The first-known Seventh-day Adventist in Colorado was a young girl who traveled across the Kansas plains in a covered wagon in the 1860s.* She found work in the home of a Denver family, eventually marrying a miner named Shaw. They made their home in Golden.

Others followed—Mrs. Amy Dartt, who came from the 1844 Movement and settled in Boulder, and Mrs. Cora M. Thayer (later Mrs. Cora M. Jones), a long-time member of the Longmont church who eventually settled in Georgetown.

These three women were lights among the scattered mining towns and ignited other flames in the region.

After Elder J. O. Corliss held tent evangelism meetings in Boulder in the late 1870s, a congregation was established in this Old West territory. Another was organized in Longmont in early 1880, quickly followed by another in Denver with 21 charter members and with E.R. Jones as pastor.

In 1872, James and Ellen White traveled to Colorado to enjoy its beautiful scenery and invigorating mountain air and to recoup their health. They stayed in a cabin at 11,000 feet and so enjoyed their time that, according to Boulder County records, they purchased a 320-acre tract, which became a retreat for the White family.

The General Conference encouraged the creation of city missions during the 1880s and several were established, among them a city medical mission and workingmen’s home, a rescue home for women, a Bible school, and vegetarian cafés in Denver and Colorado Springs. These cafes were flourishing as late as 1902.

The Colorado Conference was organized in1882 when the General Conference recognized enough interest. It included Northwest New Mexico’s San Juan County, an easier drive from Colorado than from Texas in the Texico Conference. It was reorganized February 8, 1981 when it merged with Wyoming Conference and became the Rocky Mountain Conference.

The current office location was opened January 1, 1958 on S. Downing Street across from Porter Adventist Hospital which had occupied its facility since 1930.

Today, the Rocky Mountain Conference is one of 601 world-wide local conferences and home to 17,642 Seventh- day Adventists.
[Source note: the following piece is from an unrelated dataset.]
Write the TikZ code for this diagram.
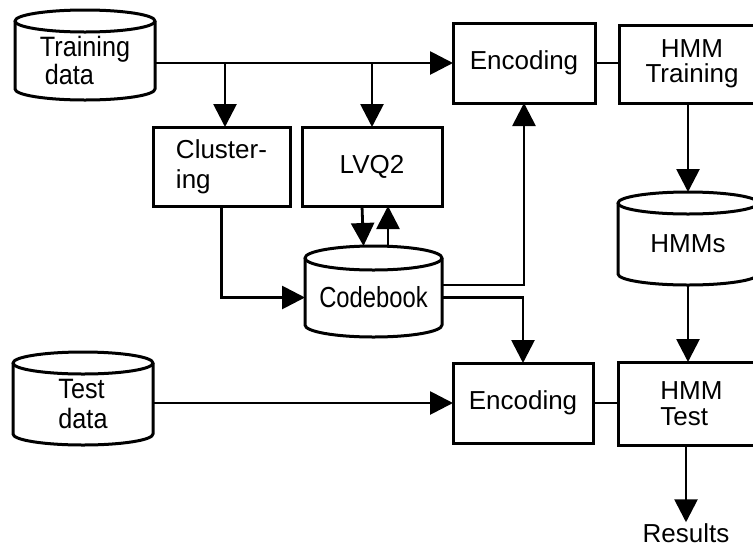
\documentclass[tikz,border=0pt]{standalone}
\usepackage{fontspec}
\setmainfont{Liberation Sans}
\newfontfamily\narrowfont{Liberation Sans}[FakeStretch=0.82]
\newfontfamily\tallfont{Liberation Sans}[FakeStretch=0.9]
\usetikzlibrary{arrows.meta,calc}

\tikzset{
  box/.style={draw, line width=3pt, inner sep=0pt, outer sep=0pt,
    font=\fontsize{26}{27}\selectfont},
  cylbody/.style={draw=none, inner sep=0pt, outer sep=0pt,
    font=\tallfont\fontsize{28}{26}\selectfont},
  cylline/.style={line width=3pt, line join=round},
  arr/.style={line width=2.8pt, -{Triangle[length=23pt,width=23pt]}},
  link/.style={line width=2.8pt},
}

% cylinder outline round a node whose top edge is the centre of the lid
\newcommand{\drumshape}[3]{%
  \draw[cylline] (#1.north west) -- ($(#1.south west)+(0,#3)$)
    arc[start angle=180, end angle=360, x radius=#2, y radius=#3]
    -- (#1.north east);
  \draw[cylline] (#1.north) ellipse[x radius=#2, y radius=#3];
}

\begin{document}
\begin{tikzpicture}[x=1pt,y=1pt]
\useasboundingbox (0,0) rectangle (753,-547);
\clip (0,0) rectangle (753,-547);

% stores
\node[cylbody, minimum width=140pt, minimum height=79pt, align=left]
  (td) at (85,-60.5) {Training\\\hspace{5pt}data};
\node[cylbody, minimum width=140pt, minimum height=82pt, align=left,
  font=\tallfont\fontsize{28}{30}\selectfont]
  (tsd) at (83,-404) {Test\\data};
\node[cylbody, minimum width=137pt, minimum height=79pt,
  font=\narrowfont\fontsize{29}{29}\selectfont]
  (cb) at (373.5,-297.5) {Codebook};
\node[cylbody, minimum width=140pt, minimum height=82pt,
  font=\fontsize{26}{27}\selectfont]
  (hms) at (688,-244) {HMMs};
\drumshape{td}{70}{11}
\drumshape{tsd}{70}{11}
\drumshape{cb}{68.5}{12}
\drumshape{hms}{70}{11}

% processing steps
\node[box, minimum width=137pt, minimum height=79pt, align=left,
  font=\fontsize{26}{30}\selectfont]
  (clu) at (221.5,-166.5) {Cluster-\\ing};
\node[box, minimum width=140pt, minimum height=79pt]
  (lvq) at (372,-166.5) {LVQ2};
\node[box, minimum width=142pt, minimum height=80pt]
  (enc1) at (524,-63) {Encoding};
\node[box, minimum width=146pt, minimum height=78pt, align=center,
  font=\fontsize{26}{25}\selectfont]
  (hmt) at (692,-64) {HMM\\Training};
\node[box, minimum width=140pt, minimum height=80pt]
  (enc2) at (523,-403) {Encoding};
\node[box, minimum width=147pt, minimum height=83pt, align=left,
  font=\fontsize{26}{26}\selectfont]
  (hmx) at (691.5,-403.5) {HMM\\Test};
\node[inner sep=1pt, font=\fontsize{26}{27}\selectfont]
  (res) at (686,-533) {Results};

% training path
\coordinate (j1) at (225,-63);
\draw[arr] (td.east |- enc1.west) -- (enc1.west);
\draw[arr] (j1) -- (j1 |- clu.north);
\draw[arr] (lvq.north |- enc1.west) -- (lvq.north);
\draw[arr] (clu.south) |- (cb.west);
\draw[arr] ($(lvq.south)+(-10,0)$) -- ($(cb.north)+(-10,12)$);
\draw[arr] ($(cb.north)+(14.5,12)$) -- ($(lvq.south)+(16,0)$);
\draw[arr] ($(cb.east)+(0,12.5)$) -| (enc1.south);
\draw[arr] (cb.east) -| (enc2.north);
\draw[link] (enc1.east) -- (enc1.east -| hmt.west);
\draw[arr] (hms.north |- hmt.south) -- ($(hms.north)+(0,11)$);

% test path
\draw[arr] (tsd.east |- enc2.west) -- (enc2.west);
\draw[link] (enc2.east) -- (enc2.east -| hmx.west);
\draw[arr] (hms.south) -- (hms.south |- hmx.north);
\draw[arr] (res.north |- hmx.south) -- (res.north);
\end{tikzpicture}
\end{document}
A part of the 1.2 million members comprising the North American Division, it is made up of 129 churches, companies and groups, two camp retreat centers, and 23 schools, which provide a Christian education to more than 800 students. [Carol Bolden]

*Information taken from “History of the Boulder Seventh-day Adventist Church” in the files of the Boulder Daily Camera, and Seventh-day Adventist Encyclopedia, vol. 10.